:: Objective ::
Print nothing but the lines from the start of the listing below through the line that contains "from matplotlib.ticker import MultipleLocator". Do not include the pictures.

:: Data segment ::
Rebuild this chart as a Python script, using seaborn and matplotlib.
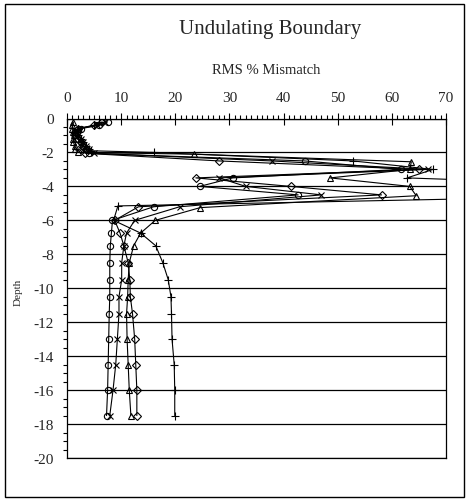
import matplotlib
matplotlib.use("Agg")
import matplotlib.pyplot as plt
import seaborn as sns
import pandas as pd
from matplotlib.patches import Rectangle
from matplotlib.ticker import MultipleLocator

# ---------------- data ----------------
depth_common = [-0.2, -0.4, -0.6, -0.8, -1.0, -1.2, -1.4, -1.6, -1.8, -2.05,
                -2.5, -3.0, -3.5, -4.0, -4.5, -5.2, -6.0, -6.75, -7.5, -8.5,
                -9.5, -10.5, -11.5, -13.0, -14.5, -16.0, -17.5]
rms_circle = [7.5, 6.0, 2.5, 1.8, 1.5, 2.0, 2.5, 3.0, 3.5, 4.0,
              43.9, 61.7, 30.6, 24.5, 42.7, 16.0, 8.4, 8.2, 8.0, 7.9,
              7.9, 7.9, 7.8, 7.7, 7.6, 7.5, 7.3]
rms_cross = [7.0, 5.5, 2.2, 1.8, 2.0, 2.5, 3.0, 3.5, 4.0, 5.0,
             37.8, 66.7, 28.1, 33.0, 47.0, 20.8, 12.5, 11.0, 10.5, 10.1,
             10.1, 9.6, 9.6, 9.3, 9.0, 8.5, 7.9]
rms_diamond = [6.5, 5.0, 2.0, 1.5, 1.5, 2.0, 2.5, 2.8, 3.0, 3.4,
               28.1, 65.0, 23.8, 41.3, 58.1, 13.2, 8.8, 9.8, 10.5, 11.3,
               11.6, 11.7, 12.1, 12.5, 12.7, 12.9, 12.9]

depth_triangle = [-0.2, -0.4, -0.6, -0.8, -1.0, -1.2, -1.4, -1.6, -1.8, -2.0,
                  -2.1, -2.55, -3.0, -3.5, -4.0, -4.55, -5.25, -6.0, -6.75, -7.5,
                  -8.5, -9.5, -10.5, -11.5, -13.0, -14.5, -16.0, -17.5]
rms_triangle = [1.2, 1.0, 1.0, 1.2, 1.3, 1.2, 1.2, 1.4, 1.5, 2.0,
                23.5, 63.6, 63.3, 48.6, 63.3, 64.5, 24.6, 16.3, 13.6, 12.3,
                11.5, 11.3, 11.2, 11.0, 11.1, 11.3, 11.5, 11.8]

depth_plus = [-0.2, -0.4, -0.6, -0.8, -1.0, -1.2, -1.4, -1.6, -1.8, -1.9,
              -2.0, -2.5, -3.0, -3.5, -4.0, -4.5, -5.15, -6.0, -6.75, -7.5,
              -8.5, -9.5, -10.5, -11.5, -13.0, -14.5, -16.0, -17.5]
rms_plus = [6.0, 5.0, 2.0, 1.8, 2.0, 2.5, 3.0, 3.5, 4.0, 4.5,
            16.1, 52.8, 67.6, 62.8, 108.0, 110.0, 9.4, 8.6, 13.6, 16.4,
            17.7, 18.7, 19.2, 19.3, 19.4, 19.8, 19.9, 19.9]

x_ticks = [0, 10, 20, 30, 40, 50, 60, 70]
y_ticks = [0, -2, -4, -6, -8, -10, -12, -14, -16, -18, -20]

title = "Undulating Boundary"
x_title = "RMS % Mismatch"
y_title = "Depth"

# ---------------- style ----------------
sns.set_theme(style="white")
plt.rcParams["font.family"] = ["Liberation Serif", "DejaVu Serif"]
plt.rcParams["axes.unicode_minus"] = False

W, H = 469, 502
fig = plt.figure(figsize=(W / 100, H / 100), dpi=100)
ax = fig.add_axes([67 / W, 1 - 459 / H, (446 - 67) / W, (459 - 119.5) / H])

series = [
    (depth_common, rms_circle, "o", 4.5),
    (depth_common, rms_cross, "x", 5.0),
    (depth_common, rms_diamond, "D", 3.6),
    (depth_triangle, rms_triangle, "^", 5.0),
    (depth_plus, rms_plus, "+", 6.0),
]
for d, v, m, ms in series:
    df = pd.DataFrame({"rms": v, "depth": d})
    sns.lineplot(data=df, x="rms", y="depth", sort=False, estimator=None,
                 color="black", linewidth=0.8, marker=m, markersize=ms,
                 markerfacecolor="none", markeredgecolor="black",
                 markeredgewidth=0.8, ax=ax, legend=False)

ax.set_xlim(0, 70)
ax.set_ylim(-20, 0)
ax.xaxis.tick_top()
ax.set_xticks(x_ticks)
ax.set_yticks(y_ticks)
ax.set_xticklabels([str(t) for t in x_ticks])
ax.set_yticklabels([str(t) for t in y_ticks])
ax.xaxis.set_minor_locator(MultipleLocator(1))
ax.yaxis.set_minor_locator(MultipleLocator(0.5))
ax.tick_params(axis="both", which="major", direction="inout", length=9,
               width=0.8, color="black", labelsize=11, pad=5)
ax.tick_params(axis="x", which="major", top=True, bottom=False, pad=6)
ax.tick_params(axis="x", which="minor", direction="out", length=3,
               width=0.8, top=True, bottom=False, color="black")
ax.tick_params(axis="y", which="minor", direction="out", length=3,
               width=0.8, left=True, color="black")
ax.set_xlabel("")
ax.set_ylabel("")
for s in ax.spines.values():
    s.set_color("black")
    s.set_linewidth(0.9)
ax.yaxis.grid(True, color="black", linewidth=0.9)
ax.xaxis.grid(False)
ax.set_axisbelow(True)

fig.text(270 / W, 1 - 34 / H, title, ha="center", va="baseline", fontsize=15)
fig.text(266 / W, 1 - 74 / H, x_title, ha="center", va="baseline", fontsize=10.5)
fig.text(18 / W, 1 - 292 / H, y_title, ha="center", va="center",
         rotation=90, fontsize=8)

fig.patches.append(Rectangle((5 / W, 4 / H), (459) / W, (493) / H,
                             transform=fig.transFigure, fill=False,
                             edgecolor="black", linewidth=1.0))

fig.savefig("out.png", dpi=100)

:: Written answer ::
Rebuild this chart as a Python script, using seaborn and matplotlib.
import matplotlib
matplotlib.use("Agg")
import matplotlib.pyplot as plt
import seaborn as sns
import pandas as pd
from matplotlib.patches import Rectangle
from matplotlib.ticker import MultipleLocator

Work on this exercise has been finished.